Members of the Sarah Barton Murphy NSDAR are direct descendants of Revolutionary War Patriots.

The Plank Road was constructed from 1851-53 at a cost of $200,000. The road was 42 miles long, constructed of virgin oak planks eight feet wide by two-and-one-half inches thick. The road is remembered as the first man-made road in the state of Missouri.

A copy of the original company seal featured a Conestoga wagon pulled by four horses, surrounded by “State of the StG., I.M. & P.K Co.” The road was designed to transport pig iron and bloom iron ore – mined in Iron Mountain and Pilot Knob in Iron County – through Doe Run, Delassus and Farmington in St. Francois County to the Mississippi River port of Ste. Genevieve in Ste. Genevieve County.

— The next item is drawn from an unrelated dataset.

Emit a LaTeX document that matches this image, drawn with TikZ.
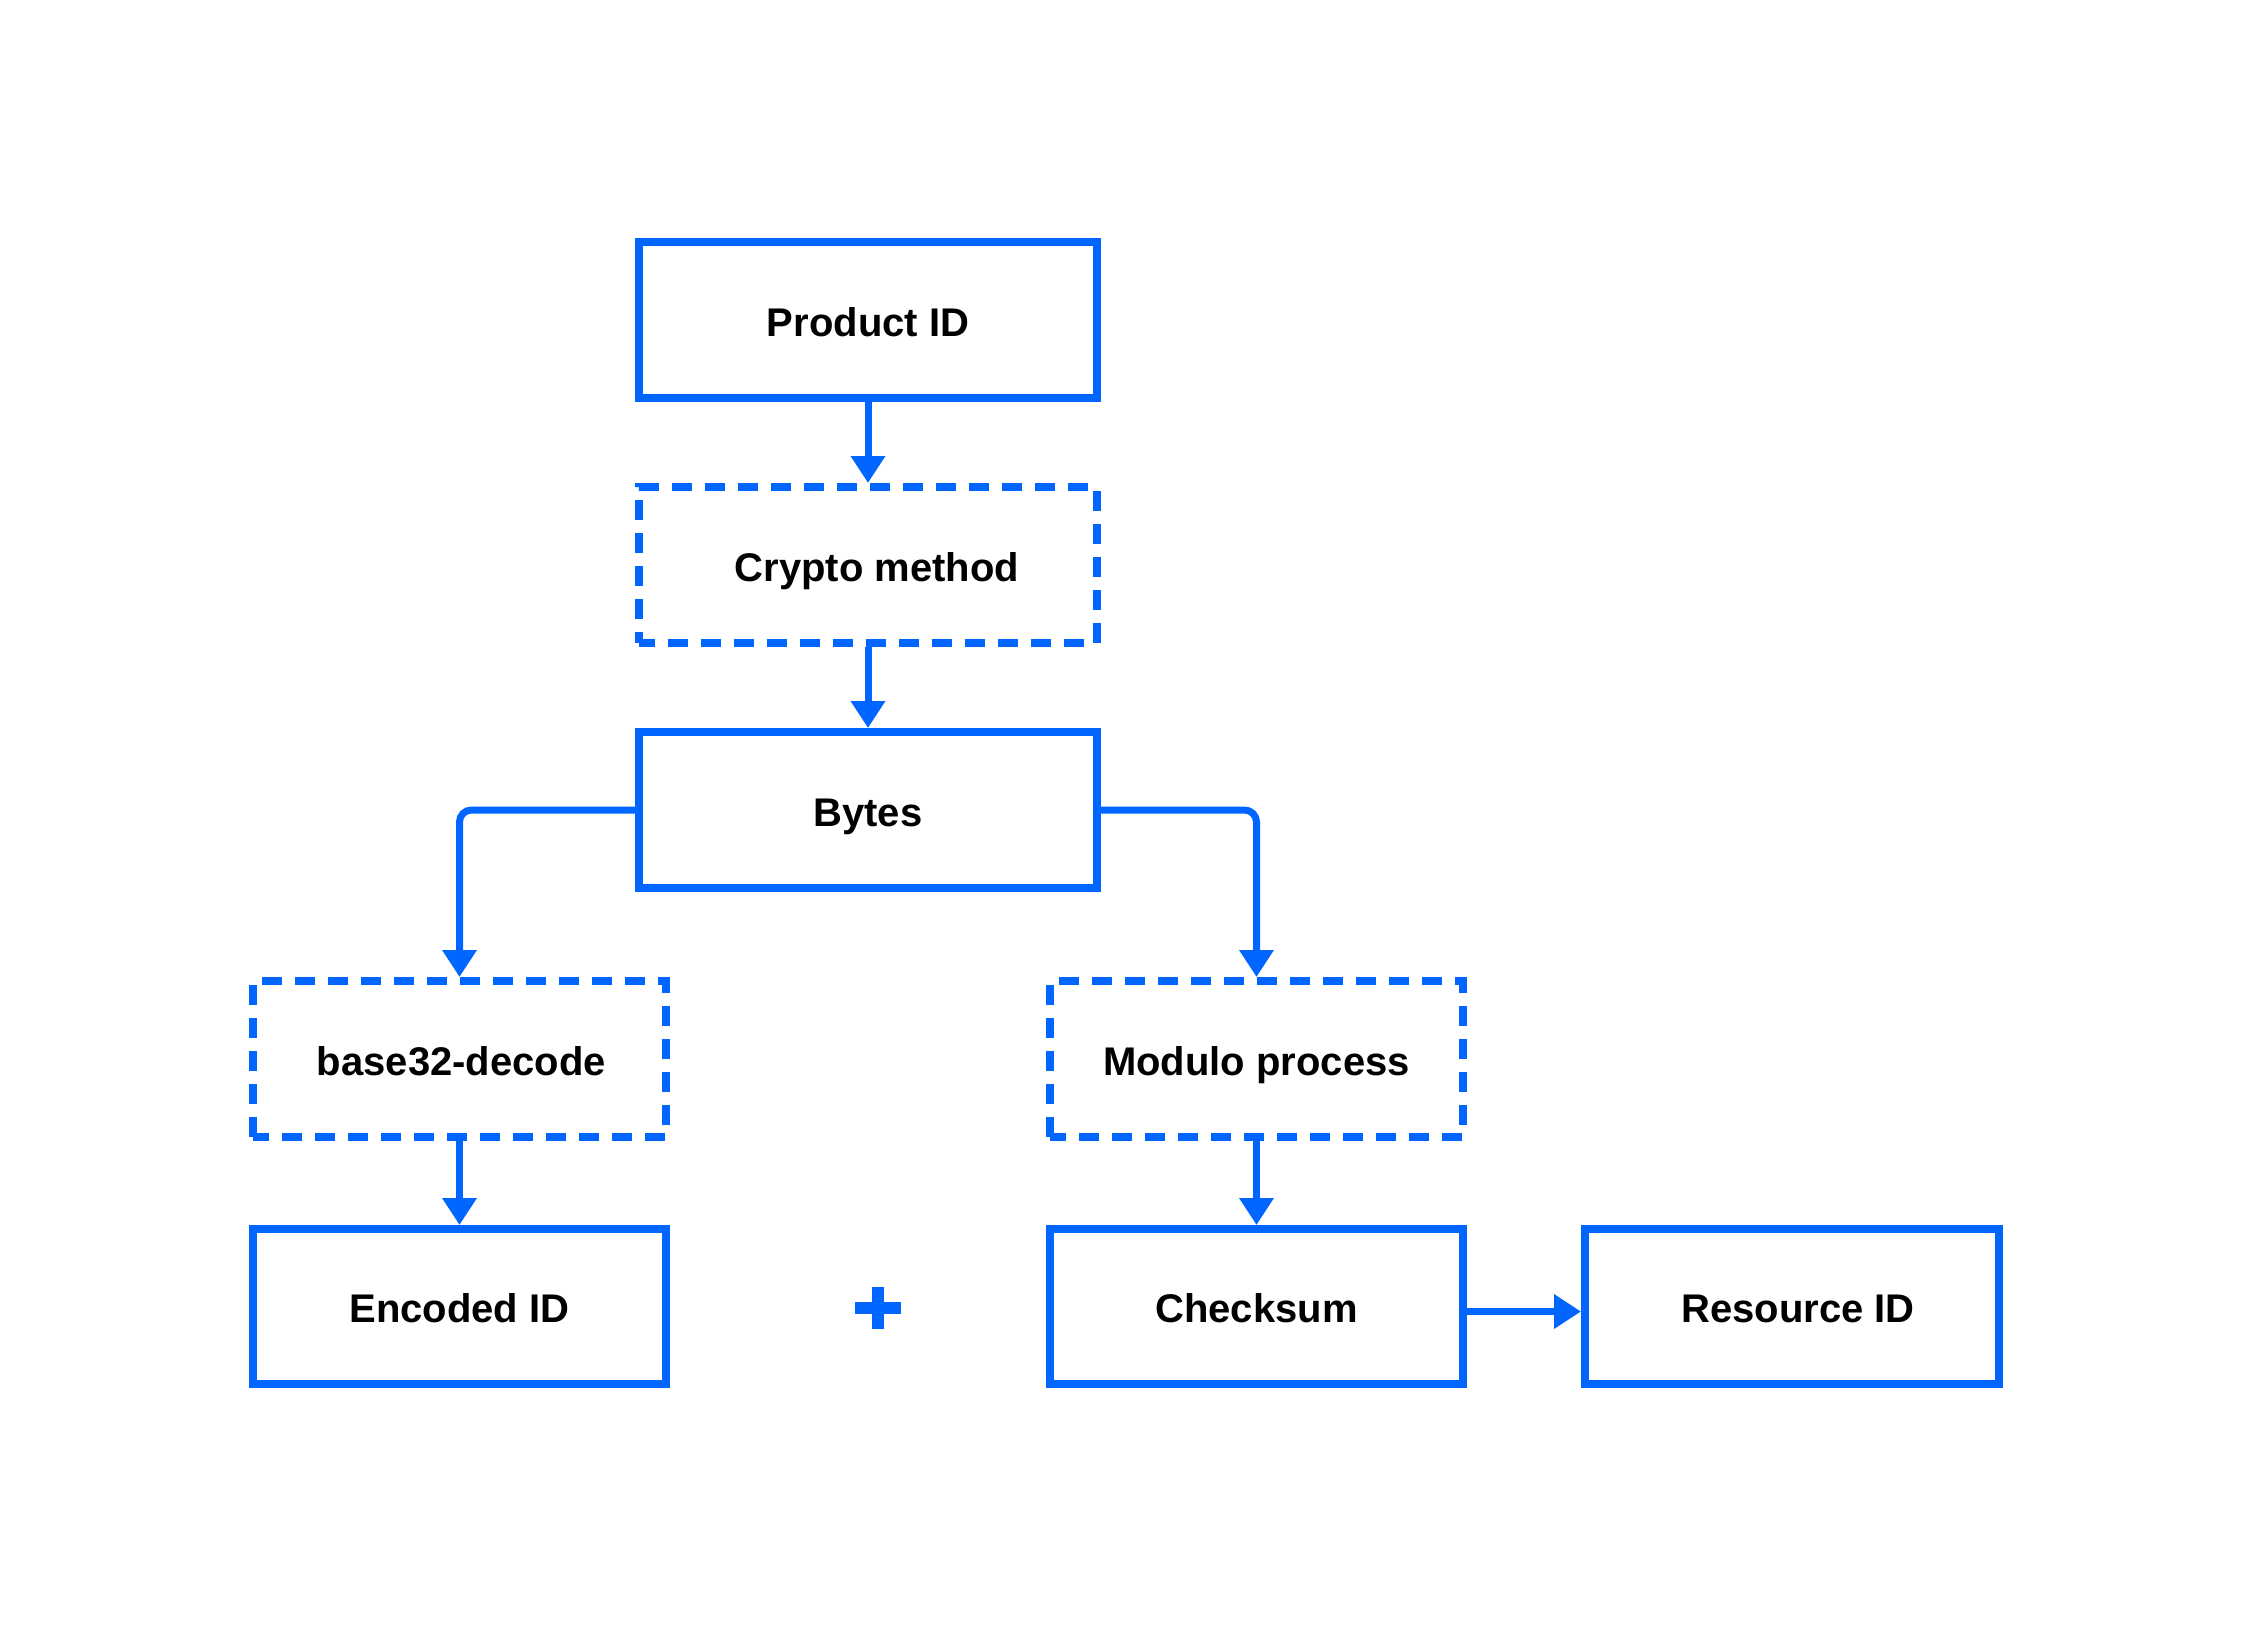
\documentclass[tikz,border=0pt]{standalone}
\usepackage{fontspec}
\setmainfont{Liberation Sans}
\usetikzlibrary{arrows.meta}
\definecolor{bblue}{RGB}{0,102,255}
\begin{document}
\begin{tikzpicture}[x=1pt,y=-1pt,
  box/.style={draw=bblue, line width=8pt, fill=white, inner sep=0pt,
    text height=32.6pt, text depth=0pt,
    font=\fontsize{40}{48}\selectfont\bfseries, text=black},
  dbox/.style={box, dash pattern=on 20pt off 13pt, dash phase=4pt},
  conn/.style={draw=bblue, line width=7pt, -{Triangle[length=27pt,width=33pt]}},
]
\useasboundingbox[fill=white] (0,0) rectangle (2251,1628);
\node[box, minimum width=458pt, minimum height=156pt] (prod) at (868,320) {Product ID};
\node[dbox, minimum width=458pt, minimum height=156pt] (crypto) at (868,565) {\hspace*{18pt}Crypto method};
\node[box, minimum width=458pt, minimum height=156pt] (bytes) at (868,810) {Bytes};
\node[dbox, minimum width=413pt, minimum height=156pt] (b32) at (459.5,1059) {\hspace*{4pt}base32-decode};
\node[dbox, minimum width=413pt, minimum height=156pt] (mod) at (1256.5,1059) {Modulo process};
\node[box, minimum width=413pt, minimum height=155pt] (enc) at (459.5,1306.5) {Encoded ID};
\node[box, minimum width=413pt, minimum height=155pt] (chk) at (1256.5,1306.5) {Checksum};
\node[box, minimum width=414pt, minimum height=155pt] (res) at (1792,1306.5) {\hspace*{12pt}Resource ID};
% plus sign
\fill[bblue] (855,1302) rectangle (901,1314);
\fill[bblue] (872,1287) rectangle (884,1329);
% connectors
\draw[conn] (prod.south) -- (crypto.north);
\draw[conn] (crypto.south) -- (bytes.north);
\draw[conn, rounded corners=12pt] (bytes.west) -| (b32.north);
\draw[conn, rounded corners=12pt] (bytes.east) -| (mod.north);
\draw[conn] (b32.south) -- (enc.north);
\draw[conn] (mod.south) -- (chk.north);
\draw[conn] ([yshift=-5pt]chk.east) -- ([yshift=-5pt]res.west);
\end{tikzpicture}
\end{document}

The overland route eliminated the delays caused by wet weather bogging down the ore carts and oxen teams. Payment was received at the river port.

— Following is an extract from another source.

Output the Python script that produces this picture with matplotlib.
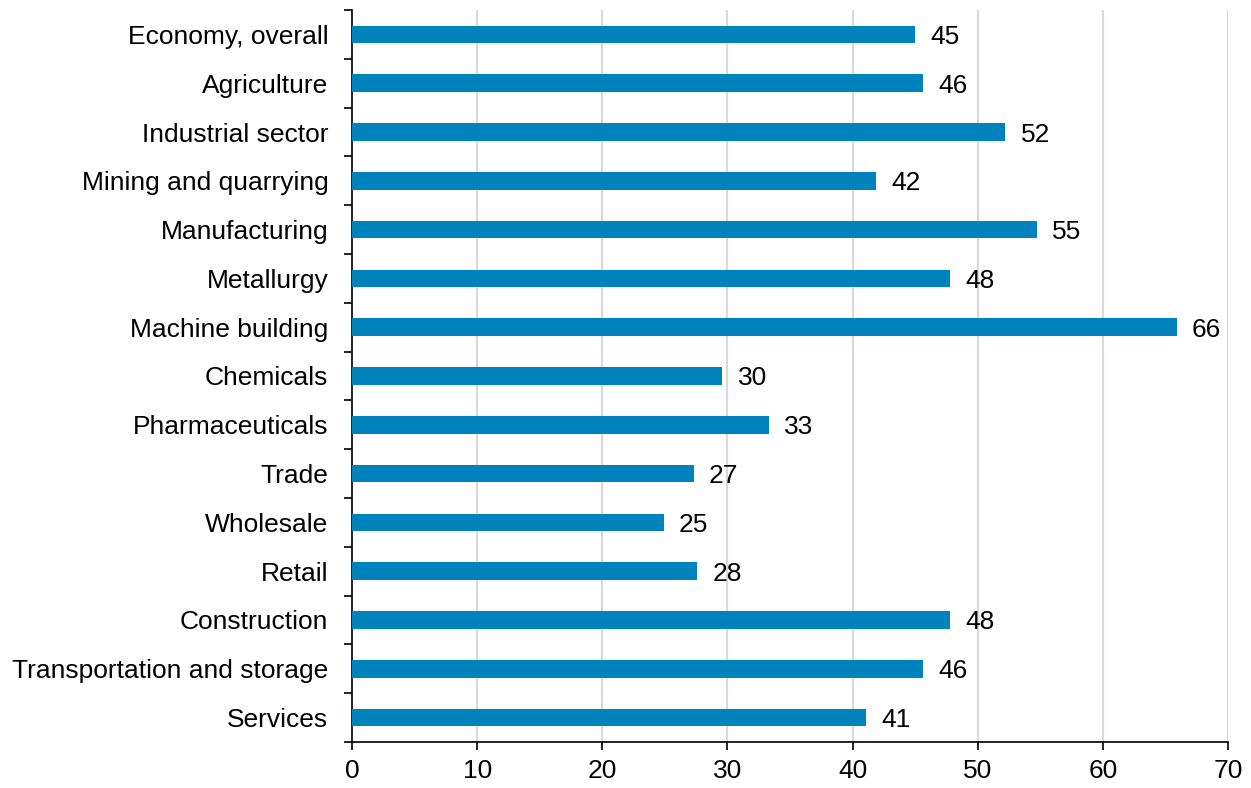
import matplotlib
matplotlib.use("Agg")
import matplotlib.pyplot as plt
import numpy as np

plt.rcParams['font.family'] = ['Liberation Sans', 'DejaVu Sans']

categories = [
    "Economy, overall", "Agriculture", "Industrial sector", "Mining and quarrying",
    "Manufacturing", "Metallurgy", "Machine building", "Chemicals",
    "Pharmaceuticals", "Trade", "Wholesale", "Retail", "Construction",
    "Transportation and storage", "Services",
]
values = [45.0, 45.6, 52.2, 41.9, 54.7, 47.8, 65.9, 29.6, 33.3, 27.3, 24.9, 27.6, 47.8, 45.6, 41.1]
x_ticks = [0, 10, 20, 30, 40, 50, 60, 70]

bar_color = "#0083BD"
grid_color = "#D9D9D9"
fs = 19

fig = plt.figure(figsize=(12.51, 7.88), dpi=100)
ax = fig.add_axes([352 / 1251, 46 / 788, 876 / 1251, 732 / 788])

n = len(categories)
y = np.arange(n)
ax.barh(y, values, height=0.36, color=bar_color, zorder=3)

for yi, v in zip(y, values):
    ax.annotate(f"{v:.0f}", xy=(v, yi), xytext=(11, 0), textcoords="offset points",
                va="center_baseline", ha="left", fontsize=fs, color="black")

ax.set_xlim(0, 70)
ax.set_ylim(n - 0.5, -0.5)
ax.set_xticks(x_ticks)
ax.set_xticklabels([str(t) for t in x_ticks], fontsize=fs)
ax.set_yticks(y)
ax.set_yticklabels(categories, fontsize=fs)
ax.tick_params(axis="y", which="major", length=0, pad=17)
ax.set_yticks(np.arange(-0.5, n, 1.0), minor=True)
ax.tick_params(axis="y", which="minor", length=6, width=1.2, direction="out")
ax.tick_params(axis="x", which="major", length=6, width=1.2, direction="out", pad=6)

for xt in x_ticks[1:]:
    ax.axvline(xt, color=grid_color, linewidth=1.5, zorder=1)

for s in ["top", "right"]:
    ax.spines[s].set_visible(False)
for s in ["left", "bottom"]:
    ax.spines[s].set_linewidth(1.2)
    ax.spines[s].set_color("black")

fig.savefig("out.png", dpi=100)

On the water route, barges transported the ore via the Mississippi River to smelters, where the iron was separated from the rocks.

Creating the road not only shortened transport time, but also allowed for the placement of five toll booths. Money collected helped maintain the road. Two booths were located at the entrance and exit out of Farmington, collecting tolls in either direction.

Citizens also traveled the Plank Road at the cost of 10 cents for a man and horse and 25 cents for a wagon. John Hunt, a prosperous farmer, worked out a payment system of paying at the end of the month while utilizing the road for transporting agriculture crops. Other travelers – hearing him call out, “John Hunt” – would soon do so as well to avoid the toll fee. Hunt caught on and returned to paying cash with each usage.

This Missouri history was told by Nancy Jacob, Lana Wampler and Pat Colyer working together, utilizing a display table of memorabilia and Lana’s storyboard of photos. An oxen yolk was not brought along due to its weight.

Reading 26 Certificates of Appreciation earned from the State DAR Society and National DAR Society, DAR, Pat expounded on the significance of each. The chapter received a first place in Missouri for the submission of “Missouri’s First Road, The Plank Road” and second place among the six states in the South Central Division in the division of Historic Preservation.

Under Patriotism, veterans were honored with a Camp Hope Fund Trivia Night fundraiser for wounded service members from Afghanistan and Iraq; supporting Honor Flights for all-expenses paid trips to Washington, DC to view monuments for World War II, Korea and Vietnam veterans; Wheeling for Healing on the Katy Trail; and generous donations to veterans at Christmas.

Under the topic of Education, school supplies were collected and distributed; students in 13 high schools invited to write an essay for “The Good Citizen” contest; and a Bronze Medal awarded to an Air Force JRTOC student.

Conservation activities include planting four dogwood trees to honor the state regent; 17 members participating in the Great Backyard Bird Count and adding a geocache site in the Sarah Barton Murphy Forest.

The organization also received a Level 1 in Yearbook Contents and Level 1 for Chapter Achievement.